When it comes to the fast pace of biotechnology, missing a beat is never good. Building on that principle, a talented team from Israel used optogenetics to resynchronize hearts with just that problem.
Optogenetic systems are showing tremendous clinical potential, whether it be bringing eyesight to the blind or restoring excitable physiology, they offer a biological workaround for current surgical and pharmaceutical therapeutics.
In its latest miracle, optogenetics was applied to the heart to help synchronize some struggling ventricles, helping them get all their cells on the same page.
Here’s what went down:
- Adeno-associated virus (AAV) 9 delivered the excitable Channelrhodopsin-2 (ChR2) to the ventricles of rats.
- ChR2 enabled optogenetic pacing of the heart in vivo, at a number of different beating frequencies that depended on the rate of blue light flashes per minute coming from the 2mm fiber-coupled monochromic LED.
- Using optical mapping, it was confirmed that pacemaker activity was coming from the site of transfection and not its usual location.
- In isolated perfused hearts, delivering the transgene to many different sites produced a synergy of electrical synchronization and resulted in quicker ventricular activation.
Ultimately, not only does the work show the clinical potential of an optogenetic pacemaker, but it also highlights some incredible adaptability in the mammalian heart.
Senior author Lior Gepstien shares that “Our work is the first to suggest a non-electrical approach to cardiac resynchronization therapy.

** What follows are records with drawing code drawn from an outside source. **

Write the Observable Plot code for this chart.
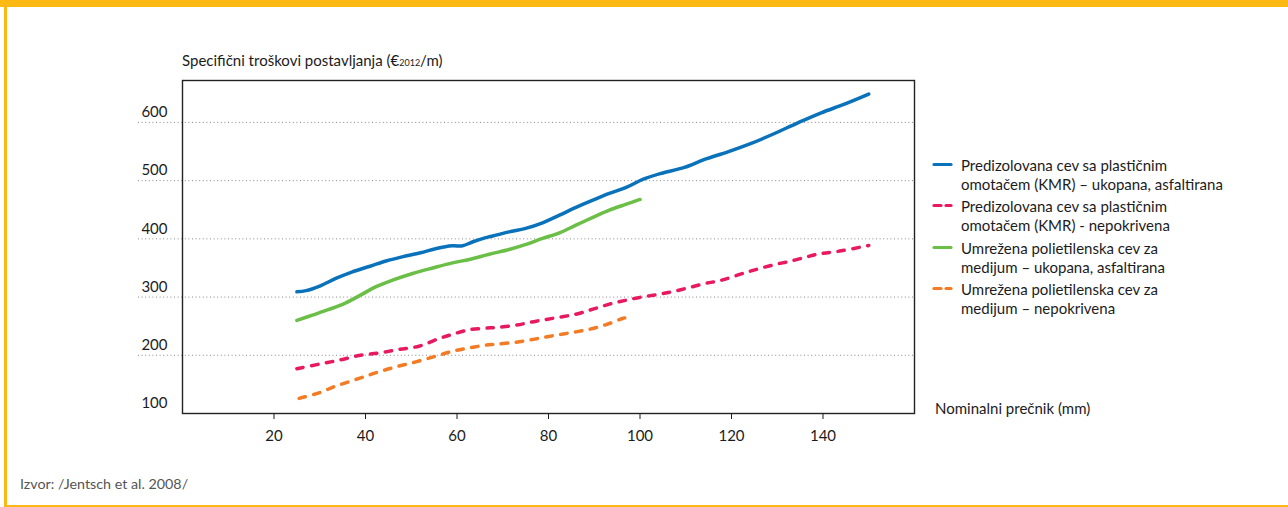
<!DOCTYPE html>
<html><head><meta charset="utf-8">
<script src="https://cdn.jsdelivr.net/npm/d3@7"></script>
<script src="https://cdn.jsdelivr.net/npm/@observablehq/plot@0.6"></script>
<style>
html,body{margin:0;padding:0;background:#fff;}
#wrap{position:relative;width:1288px;height:507px;overflow:hidden;font-family:Lato,"DejaVu Sans Condensed",sans-serif;font-size:15px;color:#1c1c1c;}
#chart{position:absolute;left:0;top:0;}
.band{position:absolute;background:#fdb913;}
.txt{position:absolute;white-space:nowrap;line-height:19px;}
.sub{font-size:9px;}
.leg{position:absolute;left:931px;}
.leg svg{position:absolute;left:0;top:0;}
.leg div{position:absolute;left:30px;top:0;line-height:19px;white-space:nowrap;}
</style></head><body>
<div id="wrap">
  <div class="band" style="left:0;top:0;width:1288px;height:7px"></div>
  <div class="band" style="left:4px;top:0;width:2.5px;height:507px"></div>
  <div class="band" style="left:4px;top:505px;width:1284px;height:2px"></div>
  <div id="chart"></div>
  <div class="txt" style="left:182px;top:51px">Specifični troškovi postavljanja (€<span class="sub">2012</span>/m)</div>
  <div id="legend"></div>
  <div class="txt" style="left:935px;top:399px">Nominalni prečnik (mm)</div>
  <div class="txt" style="left:20px;top:473.5px;color:#555;font-size:14.3px">Izvor: /Jentsch et al. 2008/</div>
</div>
<script>
const seriesNames = [
  "Predizolovana cev sa plastičnim<br>omotačem (KMR) – ukopana, asfaltirana",
  "Predizolovana cev sa plastičnim<br>omotačem (KMR) - nepokrivena",
  "Umrežena polietilenska cev za<br>medijum – ukopana, asfaltirana",
  "Umrežena polietilenska cev za<br>medijum – nepokrivena"
];
const seriesColors = ["#0a72ba", "#e8195e", "#6bbf47", "#f47a24"];
const seriesDashed = [false, true, false, true];

const kmrBuriedDn = [25,27,30,33.5,37,41,44.5,48,52,55.5,59,61.2,63.5,66.3,67.8,71.4,75,78.7,82.4,86,89.7,93.3,97,100.6,104.4,109.7,114.1,119.2,124.3,129.4,134.5,139.6,144.7,150];
const kmrBuriedCost = [309,311,319,332,343,353,362,369,376,383.5,388,388,395,402,405,412,418,427.5,440.7,454,466.5,478,488.3,502,512,522.7,536.4,549.5,564,581,599.3,616.5,631.4,648.6];
const kmrOpenDn = [25,29.8,34.2,38.6,43,47.3,51.7,56.1,59,62.7,66.3,68.5,72.9,77.3,81.6,86,89.7,93.3,97,100.6,104.2,107.9,114.1,117.8,122.9,128,133.8,138.9,144,150];
const kmrOpenCost = [177,184.7,191.6,199.6,204,210,215.6,228.8,236,244,246.6,247.8,251.7,258.6,264.3,270.6,279.2,287.8,294.7,300.3,305,310.7,323,329,341.6,353,363.4,373.7,379.4,388.7];
const pexBuriedDn = [25,28.4,32,35.7,39.3,42.2,45.9,50.3,54.7,59,62.7,66.3,67.8,71.4,75.1,78.7,82.4,86,89.7,93.3,97,100];
const pexBuriedCost = [260,269,278.7,290,305,317.5,329,340.5,350,358.8,364.6,372,375,381.8,390.4,400.7,410.3,423.5,436.8,449.3,459.6,467.7];
const pexOpenDn = [25.5,29.8,33.5,37.9,42.2,46.6,51,55.4,59,62.7,66.3,68.5,72.9,77.3,81.6,86,89.7,93.3,96.2,98.3];
const pexOpenCost = [126,135.4,147,158.4,169.8,180,188.7,198.5,207,212.7,217.4,219,222.5,228.2,234.5,240.2,246,254.6,263.2,267];

const xTicks = [20,40,60,80,100,120,140];
const yTicks = [100,200,300,400,500,600];
const yGrid = [200,300,400,500,600];

const toRows = (dn, cost) => dn.map((d, i) => ({dn: d, cost: cost[i]}));
const series = [
  toRows(kmrBuriedDn, kmrBuriedCost),
  toRows(kmrOpenDn, kmrOpenCost),
  toRows(pexBuriedDn, pexBuriedCost),
  toRows(pexOpenDn, pexOpenCost)
];
const order = [3,1,2,0];

const chart = Plot.plot({
  width: 1288, height: 507,
  marginLeft: 182, marginRight: 374, marginTop: 80, marginBottom: 94,
  style: {fontFamily: 'Lato,"DejaVu Sans Condensed",sans-serif', fontSize: "15px", color: "#1c1c1c", background: "transparent"},
  x: {domain: [0,160], label: null},
  y: {domain: [100,672], label: null},
  marks: [
    Plot.ruleY(yGrid, {stroke: "#8a8a8a", strokeWidth: 1, strokeDasharray: "1,2.6", insetLeft: -44}),
    Plot.frame({stroke: "#222", strokeWidth: 1.4}),
    ...order.map(i => Plot.line(series[i], {
      x: "dn", y: "cost", stroke: seriesColors[i], strokeWidth: 3.5,
      strokeLinecap: "round", strokeLinejoin: "round",
      strokeDasharray: seriesDashed[i] ? "6.5,8.5" : null,
      curve: "catmull-rom"
    })),
    Plot.axisX({ticks: xTicks, tickSize: 6, tickPadding: 11, fontSize: 15, label: null}),
    Plot.axisY({ticks: yTicks, tickSize: 0, tickPadding: 15, dy: -10, fontSize: 15, label: null})
  ]
});
document.getElementById("chart").appendChild(chart);

const legTops = [155.5, 197, 238.5, 280];
const leg = document.getElementById("legend");
seriesNames.forEach((name, i) => {
  const el = document.createElement("div");
  el.className = "leg";
  el.style.top = legTops[i] + "px";
  const y = 8.5;
  const sw = seriesDashed[i]
    ? `<line x1="3" y1="${y}" x2="10" y2="${y}"/><line x1="15" y1="${y}" x2="20" y2="${y}"/>`
    : `<line x1="3" y1="${y}" x2="20" y2="${y}"/>`;
  el.innerHTML = `<svg width="24" height="18"><g stroke="${seriesColors[i]}" stroke-width="3.2" stroke-linecap="round">${sw}</g></svg><div>${name}</div>`;
  leg.appendChild(el);
});
</script>
</body></html>
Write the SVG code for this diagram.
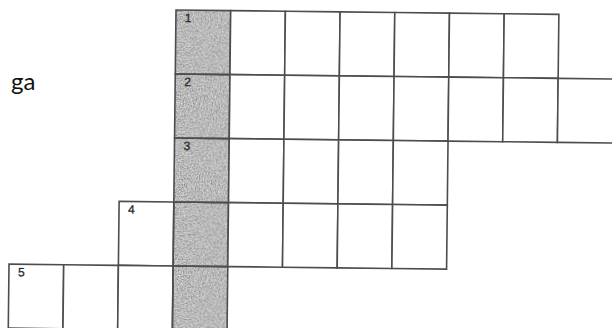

Before this, there have been a number of elegant gene therapy and cell therapy approaches for generating biological pacemakers that can pace the heart from a single spot. However, it was impossible to use such approaches to activate the heart simultaneously from a number of sites for resynchronization therapy.”
The Optogenetic ‘Doppler Effect’: Shifting from Blue to Red
When it comes to the physical limitations of blue light, tissue penetration becomes a problem in larger animals, like us humans. Gepstien concludes, “This means that the affected cells have to be relatively superficial, near the surface of the heart, and that an optical fiber should be implanted, bringing the illumination beam as close as possible to the cells. A potential solution in the future may be the development of similar light-sensitive proteins that will be responsive to light in the near-red or even infra-red spectrum, which penetrates tissue much better, allowing illumination from a long distance.”